Amazon Reaches Crucial USPS Delivery Pact Retaining 80% of Current Package Volume for Ailing Mail Service
Amazon agrees to maintain 80% of its package volume with the USPS, providing a $6 billion revenue lifeline to the mail service amid a 2026 cash crisis.
By: AXL Media
Published: Apr 7, 2026, 3:52 AM EDT
Source: Information for this report was sourced from Reuters

A Critical Financial Lifeline for USPS
Amazon.com has officially reached a new agreement with the U.S. Postal Service (USPS) that ensures the cash-strapped mail system will retain approximately 80% of its current package deliveries from its largest customer. This outcome is significantly more favorable for the postal agency than earlier projections, which suggested Amazon might slash its USPS volume by two-thirds or more. For an agency that warned last month it could run out of operational cash as early as October, the retention of this business represents a vital reprieve from what many viewed as an existential threat.
Revenue Impact and Delivery Reach
The financial stakes of the partnership are immense, with Amazon currently contributing an estimated $6 billion in annual revenue to the USPS’s $80 billion budget. Under the new terms, Amazon will continue to expand its own proprietary delivery network, but sources indicate this growth will remain short of challenging the USPS’s unique address-by-address reach across the nation. This compromise allows Amazon to maintain its logistics flexibility while relying on the Postal Service for the final-mile delivery of roughly 1.7 billion packages annually.
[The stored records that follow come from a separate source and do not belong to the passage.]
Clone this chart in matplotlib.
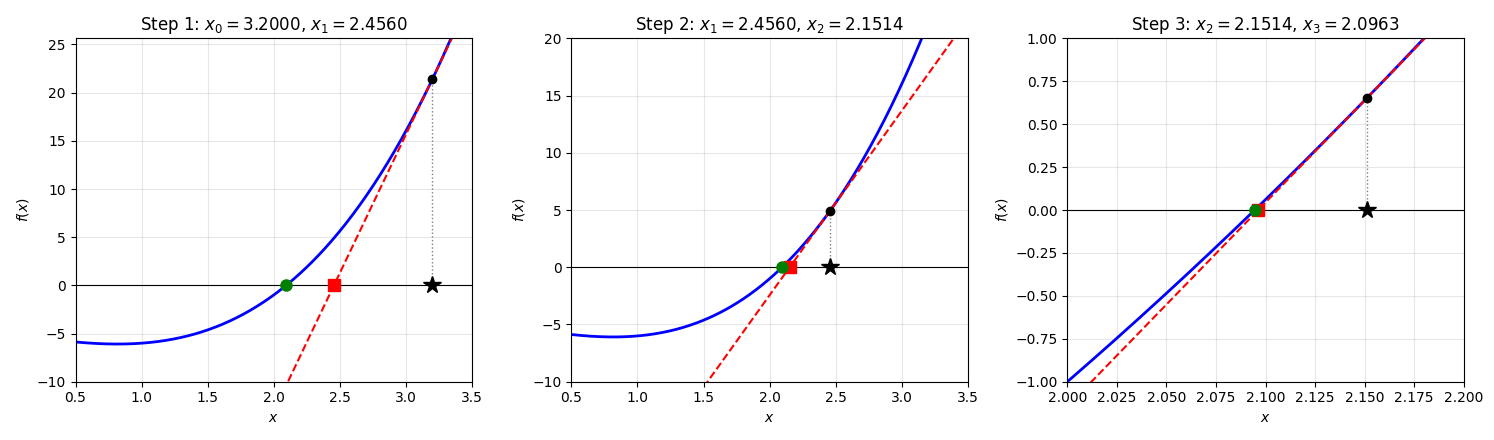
import numpy as np
import matplotlib
matplotlib.use("Agg")
import matplotlib.pyplot as plt

# f(x) = x^3 - 2x - 5
coeffs = [1.0, 0.0, -2.0, -5.0]
iterates = [3.2000, 2.4560, 2.1514, 2.0963]
root = 2.0946
xlims = [(0.5, 3.5), (0.5, 3.5), (2.0, 2.2)]
ylims = [(-10, 25.64), (-10, 20), (-1, 1)]

fig, axes = plt.subplots(1, 3, figsize=(14.94, 4.4), dpi=100)
dcoeffs = np.polyder(coeffs)

for i, ax in enumerate(axes):
    xn, xn1 = iterates[i], iterates[i + 1]
    fn = np.polyval(coeffs, xn)
    slope = np.polyval(dcoeffs, xn)
    lo, hi = xlims[i]
    xs = np.linspace(lo, hi, 400)
    ax.plot(xs, np.polyval(coeffs, xs), color="blue", linewidth=2)
    ax.plot(xs, fn + slope * (xs - xn), "r--", linewidth=1.5)
    ax.axhline(0, color="black", linewidth=0.8)
    ax.plot([xn, xn], [0, fn], ":", color="gray", linewidth=1)
    ax.plot(xn, fn, "o", color="black", markersize=6, zorder=5)
    ax.plot(xn, 0, "*", color="black", markersize=13, zorder=5)
    ax.plot(xn1, 0, "s", color="red", markersize=9, zorder=5)
    ax.plot(root, 0, "o", color="green", markersize=8, zorder=6)
    ax.set_xlim(lo, hi)
    ax.set_ylim(*ylims[i])
    ax.grid(True, alpha=0.3)
    ax.set_xlabel("$x$")
    ax.set_ylabel("$f(x)$")
    ax.set_title(f"Step {i + 1}: $x_{i} = {xn:.4f}$, $x_{i + 1} = {xn1:.4f}$")

fig.tight_layout()
fig.savefig("out.png", dpi=100)
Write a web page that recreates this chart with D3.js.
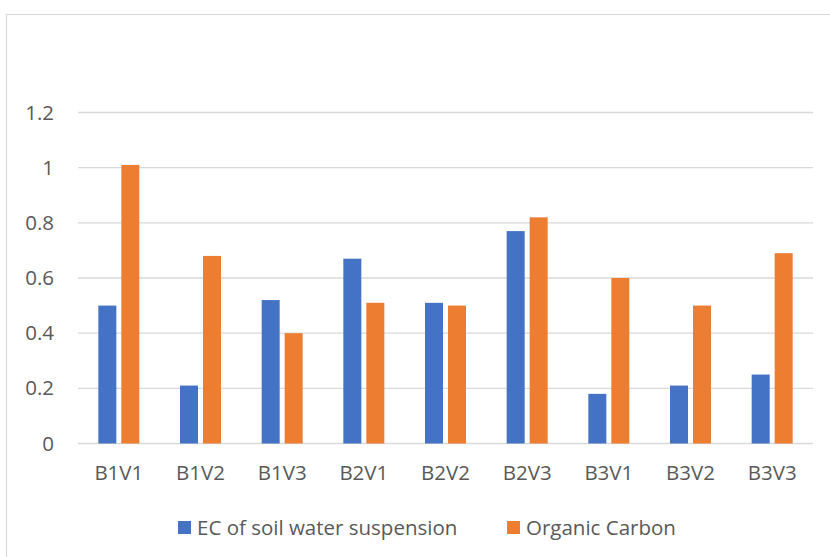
<!DOCTYPE html>
<meta charset="utf-8">
<script src="https://d3js.org/d3.v7.min.js"></script>
<style>
  body { margin: 0; background: #fff; }
  text { font-family: "Open Sans", "Noto Sans", sans-serif; fill: #595959; }
</style>
<div id="my_dataviz"></div>
<script>

// data
var categories = ["B1V1", "B1V2", "B1V3", "B2V1", "B2V2", "B2V3", "B3V1", "B3V2", "B3V3"];
var seriesNames = ["EC of soil water suspension", "Organic Carbon"];
var ecValues = [0.50, 0.21, 0.52, 0.67, 0.51, 0.77, 0.18, 0.21, 0.25];
var ocValues = [1.01, 0.68, 0.40, 0.51, 0.50, 0.82, 0.60, 0.50, 0.69];
var yTicks = [0, 0.2, 0.4, 0.6, 0.8, 1, 1.2];
var colors = ["#4472C4", "#ED7D31"];

var W = 830, H = 557, fs = "20.5px";
var margin = {top: 112.5, right: 17, bottom: 113.5, left: 78},
    width = W - margin.left - margin.right,
    height = H - margin.top - margin.bottom;

var svg = d3.select("#my_dataviz")
  .append("svg")
    .attr("width", W)
    .attr("height", H);

// chart border
svg.append("rect")
  .attr("x", 6.5).attr("y", 14.5)
  .attr("width", W + 20).attr("height", H + 20)
  .attr("fill", "none")
  .attr("stroke", "#d9d9d9")
  .attr("stroke-width", 1.2);

var g = svg.append("g")
  .attr("transform", "translate(" + margin.left + "," + margin.top + ")");

var y = d3.scaleLinear().domain([0, 1.2]).range([height, 0]);
var x0 = d3.scaleBand().domain(categories).range([0, width]).padding(0);
var groupW = 41;
var x1 = d3.scaleBand().domain(seriesNames).range([0, groupW]).paddingInner(0.217);

// gridlines
g.selectAll(".grid")
  .data(yTicks)
  .enter().append("line")
    .attr("x1", 0).attr("x2", width)
    .attr("y1", function(d) { return y(d); })
    .attr("y2", function(d) { return y(d); })
    .attr("stroke", "#d9d9d9")
    .attr("stroke-width", 1.3);

// y axis labels
var yAxis = g.append("g")
  .call(d3.axisLeft(y).tickValues(yTicks).tickSize(0).tickPadding(24)
    .tickFormat(function(d) { return String(d); }));
yAxis.select(".domain").remove();
yAxis.selectAll("text")
  .attr("font-size", fs)
  .style("font-family", '"Open Sans", "Noto Sans", sans-serif')
  .attr("fill", "#595959");

// bars
var rows = categories.map(function(c, i) { return {cat: c, vals: [ecValues[i], ocValues[i]]}; });
var groups = g.selectAll(".grp")
  .data(rows)
  .enter().append("g")
    .attr("transform", function(d) {
      return "translate(" + (x0(d.cat) + (x0.bandwidth() - groupW) / 2) + ",0)";
    });
groups.selectAll("rect")
  .data(function(d) { return d.vals.map(function(v, k) { return {name: seriesNames[k], v: v, k: k}; }); })
  .enter().append("rect")
    .attr("x", function(d) { return x1(d.name); })
    .attr("width", x1.bandwidth())
    .attr("y", function(d) { return y(d.v); })
    .attr("height", function(d) { return height - y(d.v); })
    .attr("fill", function(d) { return colors[d.k]; });

// x axis labels
var xAxis = g.append("g")
  .attr("transform", "translate(0," + height + ")")
  .call(d3.axisBottom(x0).tickSize(0).tickPadding(22));
xAxis.select(".domain").remove();
xAxis.selectAll("text")
  .attr("font-size", fs)
  .style("font-family", '"Open Sans", "Noto Sans", sans-serif')
  .attr("fill", "#595959");

// legend
var legendX = [178, 507];
var legend = svg.selectAll(".legend")
  .data(seriesNames)
  .enter().append("g")
    .attr("transform", function(d, i) { return "translate(" + legendX[i] + ",521)"; });
legend.append("rect")
  .attr("width", 13).attr("height", 13)
  .attr("fill", function(d, i) { return colors[i]; });
legend.append("text")
  .attr("x", 19).attr("y", 14)
  .attr("font-size", fs)
  .text(function(d) { return d; });

</script>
Navigating Price Hikes and Rising Costs
The deal comes at a time of significant transition for the Postal Service under Postmaster General David Steiner. To combat rising transportation and fuel expenses, the USPS is seeking approval for a temporary 8% price increase on priority mail and package deliveries, set to take effect on April 26, 2026. Additionally, the agency has proposed raising the price of a first-class stamp from 78 cents to 95 cents. These measures are part of a broader effort to stem net losses that have totaled $118 billion since 2007, driven largely by the decline of traditional first-class mail.